* Set exercise
From the listing that follows, output everything exactly except the pictures.

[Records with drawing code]
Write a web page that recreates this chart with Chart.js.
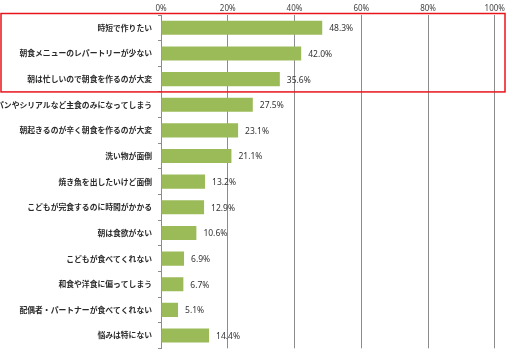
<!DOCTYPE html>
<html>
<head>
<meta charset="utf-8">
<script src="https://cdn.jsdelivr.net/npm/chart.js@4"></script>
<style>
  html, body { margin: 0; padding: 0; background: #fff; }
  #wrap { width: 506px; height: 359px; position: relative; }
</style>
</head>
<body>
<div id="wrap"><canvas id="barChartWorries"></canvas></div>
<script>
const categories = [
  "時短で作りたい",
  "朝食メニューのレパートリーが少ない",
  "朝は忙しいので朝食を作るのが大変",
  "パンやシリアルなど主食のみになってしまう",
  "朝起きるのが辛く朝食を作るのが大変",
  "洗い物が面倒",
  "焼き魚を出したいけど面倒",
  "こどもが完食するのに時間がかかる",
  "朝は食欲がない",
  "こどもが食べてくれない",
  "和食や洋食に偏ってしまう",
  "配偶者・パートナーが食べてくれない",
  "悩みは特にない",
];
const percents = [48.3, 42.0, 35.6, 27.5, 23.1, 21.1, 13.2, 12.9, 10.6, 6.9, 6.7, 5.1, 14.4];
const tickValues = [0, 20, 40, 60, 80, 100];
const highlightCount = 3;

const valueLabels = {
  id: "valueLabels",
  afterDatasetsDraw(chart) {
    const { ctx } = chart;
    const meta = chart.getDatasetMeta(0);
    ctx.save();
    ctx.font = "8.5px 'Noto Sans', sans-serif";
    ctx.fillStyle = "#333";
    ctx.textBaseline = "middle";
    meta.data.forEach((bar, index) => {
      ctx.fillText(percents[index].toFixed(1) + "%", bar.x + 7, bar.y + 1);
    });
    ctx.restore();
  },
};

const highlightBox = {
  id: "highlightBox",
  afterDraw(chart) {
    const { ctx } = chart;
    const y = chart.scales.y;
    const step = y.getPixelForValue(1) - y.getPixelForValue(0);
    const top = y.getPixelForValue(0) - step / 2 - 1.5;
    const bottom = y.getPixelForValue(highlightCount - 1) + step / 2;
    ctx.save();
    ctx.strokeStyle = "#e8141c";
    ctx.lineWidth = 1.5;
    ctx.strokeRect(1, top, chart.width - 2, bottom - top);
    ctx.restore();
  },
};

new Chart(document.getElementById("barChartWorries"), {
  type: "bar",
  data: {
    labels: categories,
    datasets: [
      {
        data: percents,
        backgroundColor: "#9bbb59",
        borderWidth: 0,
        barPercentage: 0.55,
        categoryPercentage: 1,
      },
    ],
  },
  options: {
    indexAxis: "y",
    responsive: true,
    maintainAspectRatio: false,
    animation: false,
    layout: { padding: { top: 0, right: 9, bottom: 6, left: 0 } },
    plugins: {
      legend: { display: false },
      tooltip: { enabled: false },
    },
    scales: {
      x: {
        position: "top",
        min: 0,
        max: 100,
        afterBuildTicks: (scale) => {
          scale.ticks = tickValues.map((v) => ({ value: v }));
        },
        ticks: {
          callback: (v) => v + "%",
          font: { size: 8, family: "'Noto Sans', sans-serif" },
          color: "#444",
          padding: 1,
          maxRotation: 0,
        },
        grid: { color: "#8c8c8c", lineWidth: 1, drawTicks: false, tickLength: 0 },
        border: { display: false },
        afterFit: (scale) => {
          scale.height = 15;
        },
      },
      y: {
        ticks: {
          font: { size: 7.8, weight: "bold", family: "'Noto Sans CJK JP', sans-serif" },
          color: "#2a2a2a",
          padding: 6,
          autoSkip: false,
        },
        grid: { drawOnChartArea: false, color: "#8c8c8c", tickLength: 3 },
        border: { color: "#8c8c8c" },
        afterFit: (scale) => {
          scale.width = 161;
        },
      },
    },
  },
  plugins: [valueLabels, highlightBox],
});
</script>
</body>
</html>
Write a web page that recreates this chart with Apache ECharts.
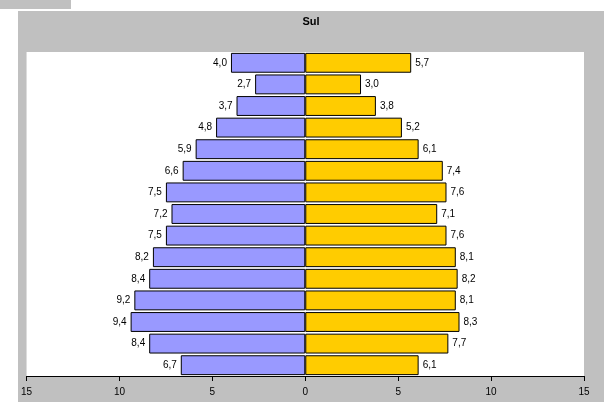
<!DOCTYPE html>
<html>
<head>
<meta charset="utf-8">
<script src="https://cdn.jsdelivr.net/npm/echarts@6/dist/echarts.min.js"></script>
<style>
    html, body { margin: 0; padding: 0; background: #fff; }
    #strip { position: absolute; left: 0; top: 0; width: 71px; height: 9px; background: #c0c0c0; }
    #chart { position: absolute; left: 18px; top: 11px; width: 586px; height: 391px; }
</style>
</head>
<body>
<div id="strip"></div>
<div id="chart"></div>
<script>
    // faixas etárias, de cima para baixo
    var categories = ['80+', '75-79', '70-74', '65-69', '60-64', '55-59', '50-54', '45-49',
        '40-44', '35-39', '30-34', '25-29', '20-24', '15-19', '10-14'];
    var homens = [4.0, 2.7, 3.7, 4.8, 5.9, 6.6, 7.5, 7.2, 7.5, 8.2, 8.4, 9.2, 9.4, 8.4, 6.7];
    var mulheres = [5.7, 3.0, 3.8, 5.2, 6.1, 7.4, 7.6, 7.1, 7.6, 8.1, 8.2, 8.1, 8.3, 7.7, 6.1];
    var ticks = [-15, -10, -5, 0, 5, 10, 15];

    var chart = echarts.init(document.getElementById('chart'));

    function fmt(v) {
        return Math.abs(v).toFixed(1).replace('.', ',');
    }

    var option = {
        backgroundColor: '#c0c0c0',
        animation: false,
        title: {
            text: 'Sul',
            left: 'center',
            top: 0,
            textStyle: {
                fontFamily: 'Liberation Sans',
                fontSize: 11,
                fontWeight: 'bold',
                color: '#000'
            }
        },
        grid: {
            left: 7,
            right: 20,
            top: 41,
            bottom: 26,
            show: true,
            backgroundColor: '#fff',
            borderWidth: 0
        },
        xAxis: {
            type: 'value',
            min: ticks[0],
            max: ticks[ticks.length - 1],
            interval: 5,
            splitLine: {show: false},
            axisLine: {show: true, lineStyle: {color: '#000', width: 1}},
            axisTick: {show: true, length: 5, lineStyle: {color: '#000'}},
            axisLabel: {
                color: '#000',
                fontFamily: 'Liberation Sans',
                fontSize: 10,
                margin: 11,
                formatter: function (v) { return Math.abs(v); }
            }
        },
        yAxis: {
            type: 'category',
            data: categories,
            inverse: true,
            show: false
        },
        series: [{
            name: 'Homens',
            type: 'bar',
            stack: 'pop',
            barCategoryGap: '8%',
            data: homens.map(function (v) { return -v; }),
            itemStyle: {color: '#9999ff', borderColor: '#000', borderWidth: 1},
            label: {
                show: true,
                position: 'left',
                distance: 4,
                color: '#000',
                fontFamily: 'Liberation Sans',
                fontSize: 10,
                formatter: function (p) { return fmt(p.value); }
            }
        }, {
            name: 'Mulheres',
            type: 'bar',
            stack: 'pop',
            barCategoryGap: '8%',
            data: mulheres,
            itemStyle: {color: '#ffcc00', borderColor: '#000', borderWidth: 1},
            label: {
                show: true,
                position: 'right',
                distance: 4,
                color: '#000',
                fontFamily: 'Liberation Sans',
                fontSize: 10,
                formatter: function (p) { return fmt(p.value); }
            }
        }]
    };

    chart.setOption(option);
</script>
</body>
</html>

* Task response
Write a web page that recreates this chart with Chart.js.
<!DOCTYPE html>
<html>
<head>
<meta charset="utf-8">
<script src="https://cdn.jsdelivr.net/npm/chart.js@4"></script>
<style>
  html, body { margin: 0; padding: 0; background: #fff; }
  #wrap { width: 506px; height: 359px; position: relative; }
</style>
</head>
<body>
<div id="wrap"><canvas id="barChartWorries"></canvas></div>
<script>
const categories = [
  "時短で作りたい",
  "朝食メニューのレパートリーが少ない",
  "朝は忙しいので朝食を作るのが大変",
  "パンやシリアルなど主食のみになってしまう",
  "朝起きるのが辛く朝食を作るのが大変",
  "洗い物が面倒",
  "焼き魚を出したいけど面倒",
  "こどもが完食するのに時間がかかる",
  "朝は食欲がない",
  "こどもが食べてくれない",
  "和食や洋食に偏ってしまう",
  "配偶者・パートナーが食べてくれない",
  "悩みは特にない",
];
const percents = [48.3, 42.0, 35.6, 27.5, 23.1, 21.1, 13.2, 12.9, 10.6, 6.9, 6.7, 5.1, 14.4];
const tickValues = [0, 20, 40, 60, 80, 100];
const highlightCount = 3;

const valueLabels = {
  id: "valueLabels",
  afterDatasetsDraw(chart) {
    const { ctx } = chart;
    const meta = chart.getDatasetMeta(0);
    ctx.save();
    ctx.font = "8.5px 'Noto Sans', sans-serif";
    ctx.fillStyle = "#333";
    ctx.textBaseline = "middle";
    meta.data.forEach((bar, index) => {
      ctx.fillText(percents[index].toFixed(1) + "%", bar.x + 7, bar.y + 1);
    });
    ctx.restore();
  },
};

const highlightBox = {
  id: "highlightBox",
  afterDraw(chart) {
    const { ctx } = chart;
    const y = chart.scales.y;
    const step = y.getPixelForValue(1) - y.getPixelForValue(0);
    const top = y.getPixelForValue(0) - step / 2 - 1.5;
    const bottom = y.getPixelForValue(highlightCount - 1) + step / 2;
    ctx.save();
    ctx.strokeStyle = "#e8141c";
    ctx.lineWidth = 1.5;
    ctx.strokeRect(1, top, chart.width - 2, bottom - top);
    ctx.restore();
  },
};

new Chart(document.getElementById("barChartWorries"), {
  type: "bar",
  data: {
    labels: categories,
    datasets: [
      {
        data: percents,
        backgroundColor: "#9bbb59",
        borderWidth: 0,
        barPercentage: 0.55,
        categoryPercentage: 1,
      },
    ],
  },
  options: {
    indexAxis: "y",
    responsive: true,
    maintainAspectRatio: false,
    animation: false,
    layout: { padding: { top: 0, right: 9, bottom: 6, left: 0 } },
    plugins: {
      legend: { display: false },
      tooltip: { enabled: false },
    },
    scales: {
      x: {
        position: "top",
        min: 0,
        max: 100,
        afterBuildTicks: (scale) => {
          scale.ticks = tickValues.map((v) => ({ value: v }));
        },
        ticks: {
          callback: (v) => v + "%",
          font: { size: 8, family: "'Noto Sans', sans-serif" },
          color: "#444",
          padding: 1,
          maxRotation: 0,
        },
        grid: { color: "#8c8c8c", lineWidth: 1, drawTicks: false, tickLength: 0 },
        border: { display: false },
        afterFit: (scale) => {
          scale.height = 15;
        },
      },
      y: {
        ticks: {
          font: { size: 7.8, weight: "bold", family: "'Noto Sans CJK JP', sans-serif" },
          color: "#2a2a2a",
          padding: 6,
          autoSkip: false,
        },
        grid: { drawOnChartArea: false, color: "#8c8c8c", tickLength: 3 },
        border: { color: "#8c8c8c" },
        afterFit: (scale) => {
          scale.width = 161;
        },
      },
    },
  },
  plugins: [valueLabels, highlightBox],
});
</script>
</body>
</html>
Write a web page that recreates this chart with Apache ECharts.
<!DOCTYPE html>
<html>
<head>
<meta charset="utf-8">
<script src="https://cdn.jsdelivr.net/npm/echarts@6/dist/echarts.min.js"></script>
<style>
    html, body { margin: 0; padding: 0; background: #fff; }
    #strip { position: absolute; left: 0; top: 0; width: 71px; height: 9px; background: #c0c0c0; }
    #chart { position: absolute; left: 18px; top: 11px; width: 586px; height: 391px; }
</style>
</head>
<body>
<div id="strip"></div>
<div id="chart"></div>
<script>
    // faixas etárias, de cima para baixo
    var categories = ['80+', '75-79', '70-74', '65-69', '60-64', '55-59', '50-54', '45-49',
        '40-44', '35-39', '30-34', '25-29', '20-24', '15-19', '10-14'];
    var homens = [4.0, 2.7, 3.7, 4.8, 5.9, 6.6, 7.5, 7.2, 7.5, 8.2, 8.4, 9.2, 9.4, 8.4, 6.7];
    var mulheres = [5.7, 3.0, 3.8, 5.2, 6.1, 7.4, 7.6, 7.1, 7.6, 8.1, 8.2, 8.1, 8.3, 7.7, 6.1];
    var ticks = [-15, -10, -5, 0, 5, 10, 15];

    var chart = echarts.init(document.getElementById('chart'));

    function fmt(v) {
        return Math.abs(v).toFixed(1).replace('.', ',');
    }

    var option = {
        backgroundColor: '#c0c0c0',
        animation: false,
        title: {
            text: 'Sul',
            left: 'center',
            top: 0,
            textStyle: {
                fontFamily: 'Liberation Sans',
                fontSize: 11,
                fontWeight: 'bold',
                color: '#000'
            }
        },
        grid: {
            left: 7,
            right: 20,
            top: 41,
            bottom: 26,
            show: true,
            backgroundColor: '#fff',
            borderWidth: 0
        },
        xAxis: {
            type: 'value',
            min: ticks[0],
            max: ticks[ticks.length - 1],
            interval: 5,
            splitLine: {show: false},
            axisLine: {show: true, lineStyle: {color: '#000', width: 1}},
            axisTick: {show: true, length: 5, lineStyle: {color: '#000'}},
            axisLabel: {
                color: '#000',
                fontFamily: 'Liberation Sans',
                fontSize: 10,
                margin: 11,
                formatter: function (v) { return Math.abs(v); }
            }
        },
        yAxis: {
            type: 'category',
            data: categories,
            inverse: true,
            show: false
        },
        series: [{
            name: 'Homens',
            type: 'bar',
            stack: 'pop',
            barCategoryGap: '8%',
            data: homens.map(function (v) { return -v; }),
            itemStyle: {color: '#9999ff', borderColor: '#000', borderWidth: 1},
            label: {
                show: true,
                position: 'left',
                distance: 4,
                color: '#000',
                fontFamily: 'Liberation Sans',
                fontSize: 10,
                formatter: function (p) { return fmt(p.value); }
            }
        }, {
            name: 'Mulheres',
            type: 'bar',
            stack: 'pop',
            barCategoryGap: '8%',
            data: mulheres,
            itemStyle: {color: '#ffcc00', borderColor: '#000', borderWidth: 1},
            label: {
                show: true,
                position: 'right',
                distance: 4,
                color: '#000',
                fontFamily: 'Liberation Sans',
                fontSize: 10,
                formatter: function (p) { return fmt(p.value); }
            }
        }]
    };

    chart.setOption(option);
</script>
</body>
</html>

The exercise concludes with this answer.